The MIT graduate takes aim at Nick Denton and company.

Photograph by Miller Mobley for "Return to Sender"

Photograph by Miller Mobley for “Return to Sender

A Cambridge man and MIT graduate who claims to have invented email in the late ’70s is suing Gawker Media for $35 million, alleging one of its sites mounted a defamatory campaign against him.

Shiva Ayyadurai filed a federal suit in Boston Tuesday, claiming that Gizmodo, Gawker’s tech site, posted two “false and highly defamatory articles” about him in 2012, incorrectly tracing the origin of email and amounting to a “misinformation campaign.” In 2014, Gizmodo published another post on Ayyadurai, written by Sam Biddle, calling him a “fraud,” “renowned liar,” and a “big fake.”

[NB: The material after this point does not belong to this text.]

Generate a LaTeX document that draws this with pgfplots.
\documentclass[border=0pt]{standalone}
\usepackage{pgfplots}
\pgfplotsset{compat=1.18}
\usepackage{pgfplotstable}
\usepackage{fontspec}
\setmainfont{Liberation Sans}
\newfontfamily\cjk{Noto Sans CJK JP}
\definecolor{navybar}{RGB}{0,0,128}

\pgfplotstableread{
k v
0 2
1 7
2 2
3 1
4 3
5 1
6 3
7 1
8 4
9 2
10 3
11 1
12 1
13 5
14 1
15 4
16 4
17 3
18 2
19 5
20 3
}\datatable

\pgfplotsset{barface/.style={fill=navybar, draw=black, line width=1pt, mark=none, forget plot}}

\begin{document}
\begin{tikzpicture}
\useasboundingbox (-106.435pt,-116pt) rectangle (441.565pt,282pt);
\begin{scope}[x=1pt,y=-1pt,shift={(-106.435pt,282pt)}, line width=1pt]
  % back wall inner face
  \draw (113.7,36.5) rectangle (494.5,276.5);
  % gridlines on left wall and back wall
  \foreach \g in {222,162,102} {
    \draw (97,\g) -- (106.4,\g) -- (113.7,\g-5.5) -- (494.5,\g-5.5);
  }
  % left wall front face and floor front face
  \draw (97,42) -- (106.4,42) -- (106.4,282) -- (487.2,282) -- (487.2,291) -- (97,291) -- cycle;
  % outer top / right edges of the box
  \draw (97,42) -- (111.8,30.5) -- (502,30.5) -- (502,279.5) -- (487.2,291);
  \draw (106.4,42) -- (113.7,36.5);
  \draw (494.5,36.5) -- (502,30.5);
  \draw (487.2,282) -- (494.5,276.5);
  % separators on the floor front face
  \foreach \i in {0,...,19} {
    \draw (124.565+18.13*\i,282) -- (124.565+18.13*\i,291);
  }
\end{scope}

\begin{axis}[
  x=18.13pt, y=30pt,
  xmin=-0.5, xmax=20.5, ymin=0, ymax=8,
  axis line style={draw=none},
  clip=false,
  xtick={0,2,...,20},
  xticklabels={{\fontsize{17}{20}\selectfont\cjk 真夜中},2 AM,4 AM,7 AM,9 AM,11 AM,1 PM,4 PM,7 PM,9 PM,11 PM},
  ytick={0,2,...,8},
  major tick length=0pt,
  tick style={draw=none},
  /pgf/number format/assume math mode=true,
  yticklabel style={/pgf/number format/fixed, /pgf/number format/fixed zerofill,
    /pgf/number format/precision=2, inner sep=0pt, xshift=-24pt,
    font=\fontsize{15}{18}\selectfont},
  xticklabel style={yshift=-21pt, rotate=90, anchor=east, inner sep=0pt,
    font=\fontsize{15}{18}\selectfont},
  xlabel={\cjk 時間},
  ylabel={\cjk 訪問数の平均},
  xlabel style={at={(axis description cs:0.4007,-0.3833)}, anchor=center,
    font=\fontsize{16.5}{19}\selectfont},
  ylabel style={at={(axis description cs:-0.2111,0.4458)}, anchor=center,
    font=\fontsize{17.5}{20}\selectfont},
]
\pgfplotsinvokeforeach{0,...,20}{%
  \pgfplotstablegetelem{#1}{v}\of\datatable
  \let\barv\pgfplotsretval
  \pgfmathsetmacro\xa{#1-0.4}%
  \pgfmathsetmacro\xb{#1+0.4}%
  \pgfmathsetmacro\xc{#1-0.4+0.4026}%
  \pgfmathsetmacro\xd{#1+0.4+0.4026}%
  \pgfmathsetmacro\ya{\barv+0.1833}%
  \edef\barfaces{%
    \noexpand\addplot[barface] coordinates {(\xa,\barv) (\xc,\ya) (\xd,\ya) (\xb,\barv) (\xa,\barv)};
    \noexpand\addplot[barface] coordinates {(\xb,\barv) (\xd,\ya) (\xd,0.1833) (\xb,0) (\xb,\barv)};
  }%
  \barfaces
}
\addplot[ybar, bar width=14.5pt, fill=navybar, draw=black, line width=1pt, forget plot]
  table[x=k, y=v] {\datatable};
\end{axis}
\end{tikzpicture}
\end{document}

Ayyadurai says he’s been “publicly humiliated” by the Gizmodo coverage, and suffered “substantial damage” to his personal and professional reputation and career as a result.

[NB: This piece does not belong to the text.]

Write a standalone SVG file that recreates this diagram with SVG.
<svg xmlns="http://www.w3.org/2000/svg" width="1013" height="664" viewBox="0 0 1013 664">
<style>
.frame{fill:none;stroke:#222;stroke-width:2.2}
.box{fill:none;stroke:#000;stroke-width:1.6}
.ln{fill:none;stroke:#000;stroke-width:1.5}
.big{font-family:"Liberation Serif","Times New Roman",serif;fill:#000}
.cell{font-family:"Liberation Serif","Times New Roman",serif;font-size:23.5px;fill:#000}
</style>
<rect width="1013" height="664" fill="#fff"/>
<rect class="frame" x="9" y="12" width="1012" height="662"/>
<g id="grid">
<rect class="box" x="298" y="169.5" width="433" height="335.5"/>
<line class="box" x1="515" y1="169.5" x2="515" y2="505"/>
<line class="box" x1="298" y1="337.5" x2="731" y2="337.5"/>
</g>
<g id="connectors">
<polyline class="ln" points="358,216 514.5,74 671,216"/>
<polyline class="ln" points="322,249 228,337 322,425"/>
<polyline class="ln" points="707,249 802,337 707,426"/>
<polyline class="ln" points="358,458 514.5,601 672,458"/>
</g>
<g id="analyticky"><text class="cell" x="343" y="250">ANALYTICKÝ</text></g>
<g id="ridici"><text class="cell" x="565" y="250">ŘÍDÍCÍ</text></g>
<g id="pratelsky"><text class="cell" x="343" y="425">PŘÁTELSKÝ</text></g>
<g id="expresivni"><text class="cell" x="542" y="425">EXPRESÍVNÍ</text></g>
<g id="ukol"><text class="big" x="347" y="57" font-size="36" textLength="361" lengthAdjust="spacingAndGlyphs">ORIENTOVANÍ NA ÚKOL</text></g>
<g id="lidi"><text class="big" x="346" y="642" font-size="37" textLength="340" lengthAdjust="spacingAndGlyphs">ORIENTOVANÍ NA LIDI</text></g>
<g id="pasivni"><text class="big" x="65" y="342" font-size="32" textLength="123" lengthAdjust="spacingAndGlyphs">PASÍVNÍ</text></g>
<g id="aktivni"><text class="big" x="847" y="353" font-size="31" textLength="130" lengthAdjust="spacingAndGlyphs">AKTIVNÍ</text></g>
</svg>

Ayyadurai, who is married to actress and comedienne Fran Drescher and currently operates the International Center for Integrative Systems in Cambridge, claims to have invented email while working as a research fellow at the University of Medicine and Dentistry of New Jersey. However, Ray Tomlinson, who died of a heart attack in March, is popularly credited with inventing the now-indispensable tool while working at Cambridge’s Bolt, Beranek, and Newman in 1971.